On Tue, Feb 15, 2000 at 12:15:28AM +0100, Byrial Jensen wrote:
> On Mon, Feb 14, 2000 at 15:50:42 -0600, David DeSimone wrote:
> > I don't remember if it is legal to put more than one address in the
> > From: header.
>
> It is legal according to RFC 822 if and only if you also have a
> Sender: header which states who among the authors actually sent
> the message.
OBNit: It's not "only if." From RFC822update:
The originator fields indicate the mailbox(es) of the source of the
message. The "From:" field specifies the author(s) of the message, that
is, the mailbox(es) of the person(s) or system(s) responsible for the
writing of the message. The "Sender:" field specifies the mailbox of the
agent responsible for the actual transmission of the message.
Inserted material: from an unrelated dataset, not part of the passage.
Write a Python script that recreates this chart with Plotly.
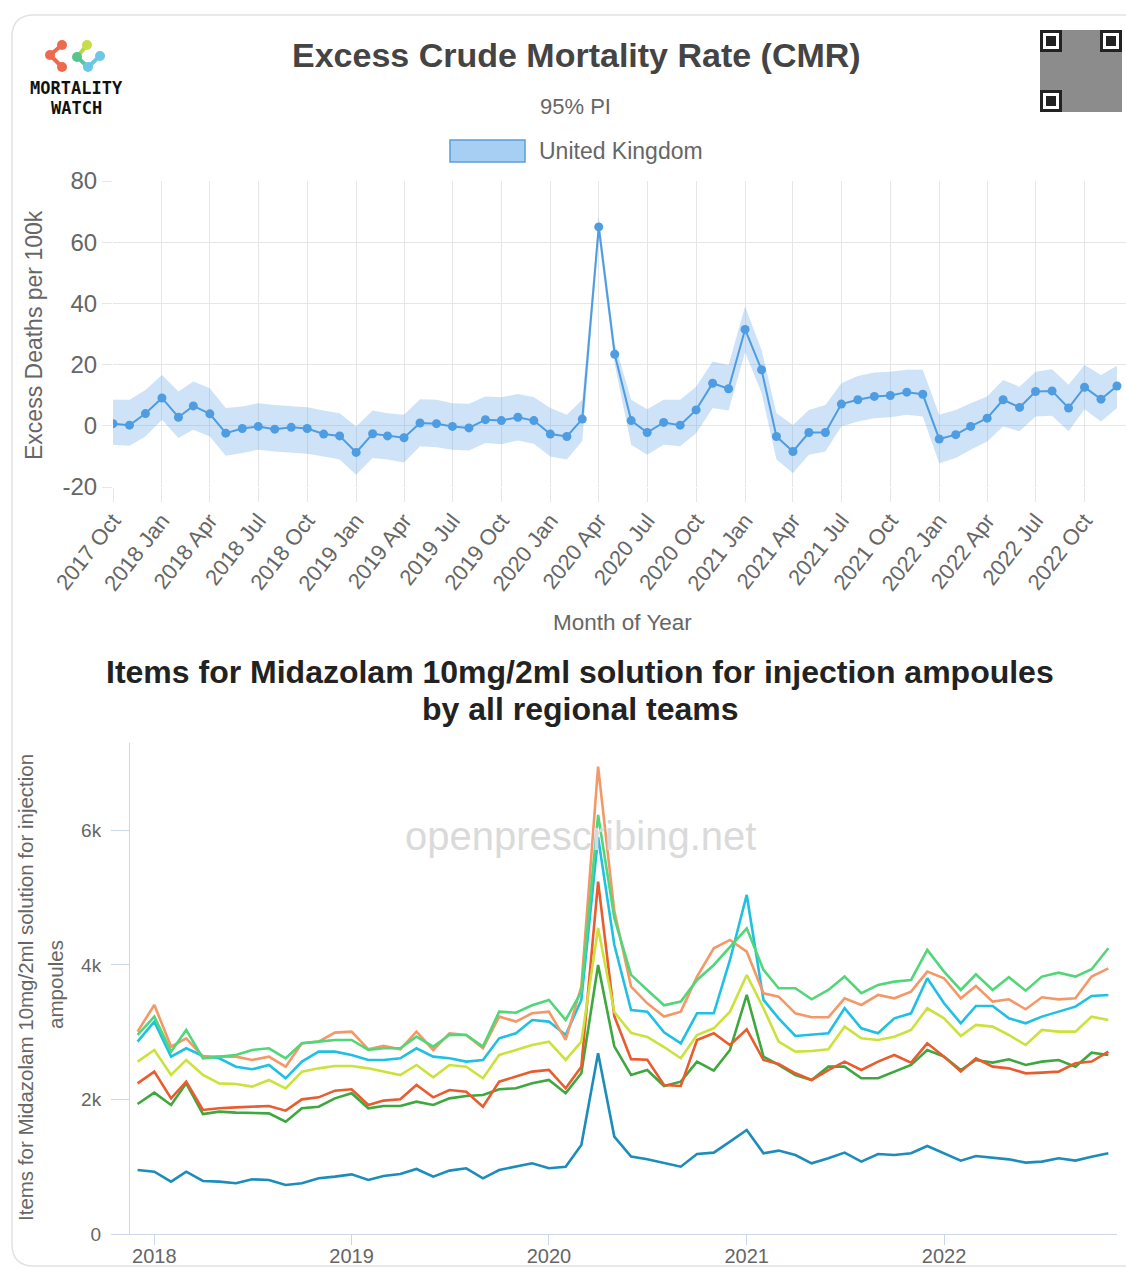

For
example, if a secretary were to send a message for another person, the
mailbox of the secretary would appear in the "Sender:" field and the
mailbox of the actual author would appear in the "From:" field. If the
originator of the message can be indicated by a single mailbox and the
author and transmitter are identical, the "From:" field SHOULD be used
and the "Sender:" field SHOULD NOT be used. Otherwise, both fields
SHOULD appear.
Aside from it being "SHOULD NOT" rather than "MUST NOT," if the
secretary in the example were the transmitter, but not the author, the
"Sender;" line should appear even if there is only one address on the
"From:" line.
I wonder if there are _any_ MUAs that implement this?